--- START RAW DATA ---
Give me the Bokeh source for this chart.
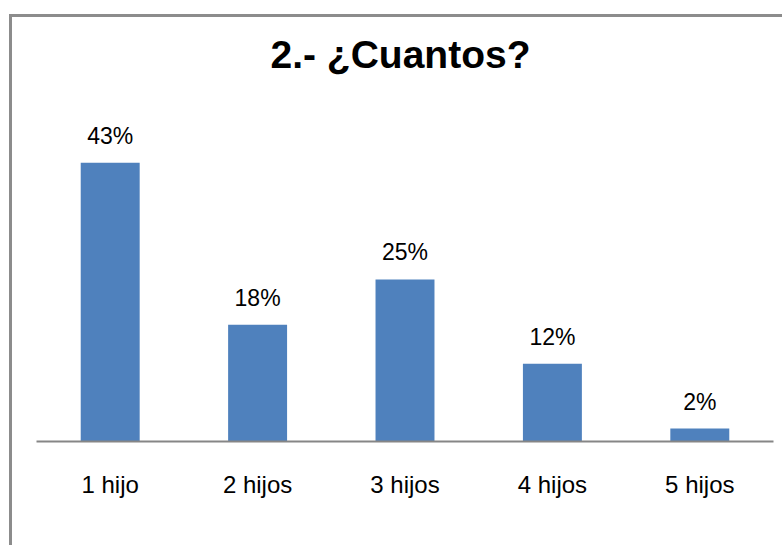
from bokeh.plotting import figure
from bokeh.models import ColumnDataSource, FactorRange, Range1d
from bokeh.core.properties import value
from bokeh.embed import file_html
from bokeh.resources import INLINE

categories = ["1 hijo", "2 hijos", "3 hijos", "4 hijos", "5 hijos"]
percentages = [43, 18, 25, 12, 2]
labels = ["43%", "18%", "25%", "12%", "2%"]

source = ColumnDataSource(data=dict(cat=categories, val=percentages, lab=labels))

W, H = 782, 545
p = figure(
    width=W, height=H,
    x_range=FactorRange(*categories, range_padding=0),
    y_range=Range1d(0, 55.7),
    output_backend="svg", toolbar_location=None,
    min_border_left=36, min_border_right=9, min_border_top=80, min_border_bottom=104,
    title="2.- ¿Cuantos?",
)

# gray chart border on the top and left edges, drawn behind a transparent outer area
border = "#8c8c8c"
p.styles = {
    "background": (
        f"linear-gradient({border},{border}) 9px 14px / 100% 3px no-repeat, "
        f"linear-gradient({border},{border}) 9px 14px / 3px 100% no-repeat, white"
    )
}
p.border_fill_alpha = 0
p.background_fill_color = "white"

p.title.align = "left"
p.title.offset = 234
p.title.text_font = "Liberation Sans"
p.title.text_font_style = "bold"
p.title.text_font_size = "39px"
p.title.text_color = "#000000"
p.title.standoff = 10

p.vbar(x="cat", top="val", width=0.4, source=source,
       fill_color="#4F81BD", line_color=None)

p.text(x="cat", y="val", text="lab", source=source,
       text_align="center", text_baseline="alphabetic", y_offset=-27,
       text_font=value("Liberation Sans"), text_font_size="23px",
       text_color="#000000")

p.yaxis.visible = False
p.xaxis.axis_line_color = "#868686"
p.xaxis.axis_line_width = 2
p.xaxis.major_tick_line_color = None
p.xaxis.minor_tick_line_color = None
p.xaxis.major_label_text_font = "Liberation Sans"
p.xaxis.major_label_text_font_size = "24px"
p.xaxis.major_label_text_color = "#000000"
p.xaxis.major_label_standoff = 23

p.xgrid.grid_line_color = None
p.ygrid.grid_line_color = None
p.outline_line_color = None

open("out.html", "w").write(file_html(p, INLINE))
--- END RAW DATA ---
• DIRECTION: Look through the data and show every line containing "chart".

• EXPECTED ANSWER:
Give me the Bokeh source for this chart.
# gray chart border on the top and left edges, drawn behind a transparent outer area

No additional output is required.